The carmaker is also proud of the way it works with these businesses to impart the quality processes that have made VW's name over the years. From simply insisting on pristine supplier premises to devising a system for the labelling of parts - both rare among Indian manufacturers - the German company has managed to ramp up productivity, efficiency and, of course, quality from within the local industry. This, in turn, will have a significant effect in the long-term for a manufacturing sector that is very much in its nascence.
It is a testament to the work that has been done that VW is now shipping off parts manufactured by third-party Indian suppliers to its plants around the world, and doing so under its own branding.

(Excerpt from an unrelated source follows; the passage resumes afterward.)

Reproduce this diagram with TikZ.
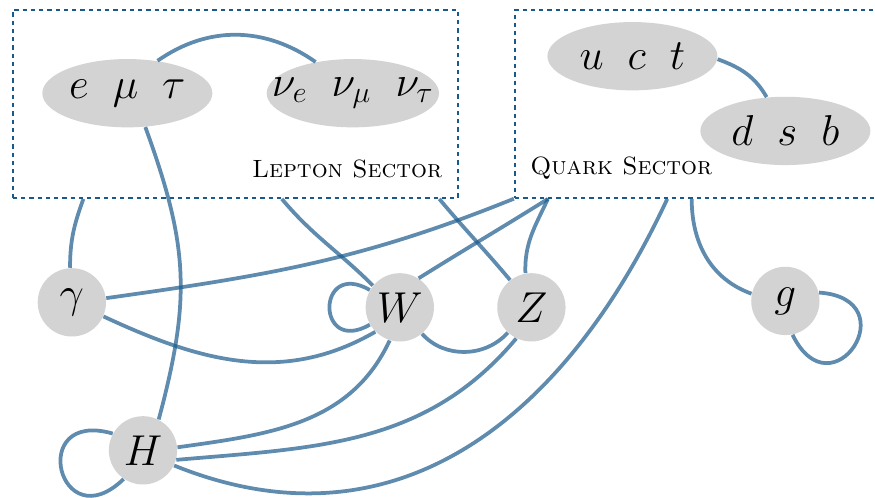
\documentclass[tikz,border=0pt]{standalone}
\usepackage{tikz}
\usetikzlibrary{shapes.geometric}
\definecolor{sectorblue}{RGB}{25,90,140}
\definecolor{partgray}{RGB}{211,211,211}

\begin{document}
\begin{tikzpicture}[font=\small,
 sector/.style={draw=sectorblue,dash pattern=on 1.7pt off 1.6pt,line width=0.9pt,inner sep=0pt},
 multiplet/.style={ellipse,fill=partgray,minimum width=2.39cm,minimum height=0.96cm,inner xsep=-8pt,inner ysep=0pt,font=\LARGE},
 boson/.style={circle,fill=partgray,minimum size=0.96cm,inner sep=0pt,font=\LARGE},
 link/.style={draw=sectorblue,draw opacity=0.7,line width=1.5pt}]
\useasboundingbox (0,0) rectangle (12.30,-7.00);
\node[sector,minimum width=6.26cm,minimum height=2.64cm] (lepton) at (3.31,-1.46) {};
\node[sector,minimum width=5.20cm,minimum height=2.64cm] (quark) at (9.84,-1.46) {};
\node[anchor=base east,font=\normalsize] (leplabel) at (6.34,-2.49) {\textsc{Lepton Sector}};
\node[anchor=base west,font=\normalsize] (quarklabel) at (7.33,-2.45) {\textsc{Quark Sector}};
\node[multiplet] (emt) at (1.79,-1.31) {$e\;\;\mu\;\;\tau$};
\node[multiplet] (nu) at (4.96,-1.31) {$\nu_e\;\;\nu_\mu\;\;\nu_\tau$};
\node[multiplet] (uct) at (8.89,-0.79) {$u\;\;c\;\;t$};
\node[multiplet] (dsb) at (11.04,-1.84) {$d\;\;s\;\;b$};
\node[boson] (gamma) at (1.01,-4.25) {$\gamma$};
\node[boson] (W) at (5.62,-4.32) {$W$};
\node[boson] (Z) at (7.47,-4.32) {$Z$};
\node[boson] (g) at (11.04,-4.23) {$g$};
\node[boson] (H) at (2.01,-6.33) {$H$};
\draw[link] (emt.47) to[out=35,in=145] (nu.140);
\draw[link] (uct.-2) to[out=-20,in=120] (dsb.119);
\draw[link] (emt.298) to[out=-70,in=75,looseness=1.1] (H.63);
\draw[link] (gamma.93) to[out=90,in=-110] (lepton.212);
\draw[link] (gamma.7) to[out=8,in=-158] (quark.207);
\draw[link] (gamma.-24) to[out=-25,in=210] (W.225);
\draw[link] (W.150) to[out=150,in=210,looseness=4.6] (W.210);
\draw[link] (lepton.296) to[out=-50,in=135] (W.141);
\draw[link] (quark.212) to[out=-148,in=32] (W.57);
\draw[link] (lepton.335) to[out=-50,in=130] (Z.128);
\draw[link] (quark.212) to[out=-115,in=92] (Z.100);
\draw[link] (W.-50) to[out=-48,in=-132] (Z.227);
\draw[link] (W.253) to[out=245,in=8] (H.5);
\draw[link] (Z.244) to[out=230,in=5] (H.-16);
\draw[link] (quark.251) to[out=-115,in=-22,looseness=1.1] (H.-26);
\draw[link] (quark.265) to[out=-90,in=160] (g.168);
\draw[link] (g.14) to[out=-4,in=-64,looseness=4.6] (g.-78);
\draw[link] (H.151) to[out=164,in=224,looseness=4.9] (H.236);
\end{tikzpicture}
\end{document}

Increasingly more multinational companies are finding a home in India, not least because of the country's punitive import levies and show-stopping red tape, and VW is certainly not the only plant of its kind in the local area that has brought Western standards to Indian automotive manufacturing.
Just a short distance away, a pristine Mercedes factory stands out from the green countryside, and we know how the German premium carmaker is every bit as much a stickler for quality as Volkswagen. And it is just one of the growing number of international names that punctuate the Chakan area.
The market shouldn't care where its cars are made - and Chakan's Polos, as well as its Skodas, will shortly be sent out to other markets, including the Middle East - but it is very concerned about the quality of its purchases.
In theory, given the way that VW has designed and implemented this facility, there should be no need for a customer to examine a "made in" tag and be put off by the car's origin.
For this automotive journalist, the plant visit was a real eye-opener. It's good to see an age-old trade being done slightly differently.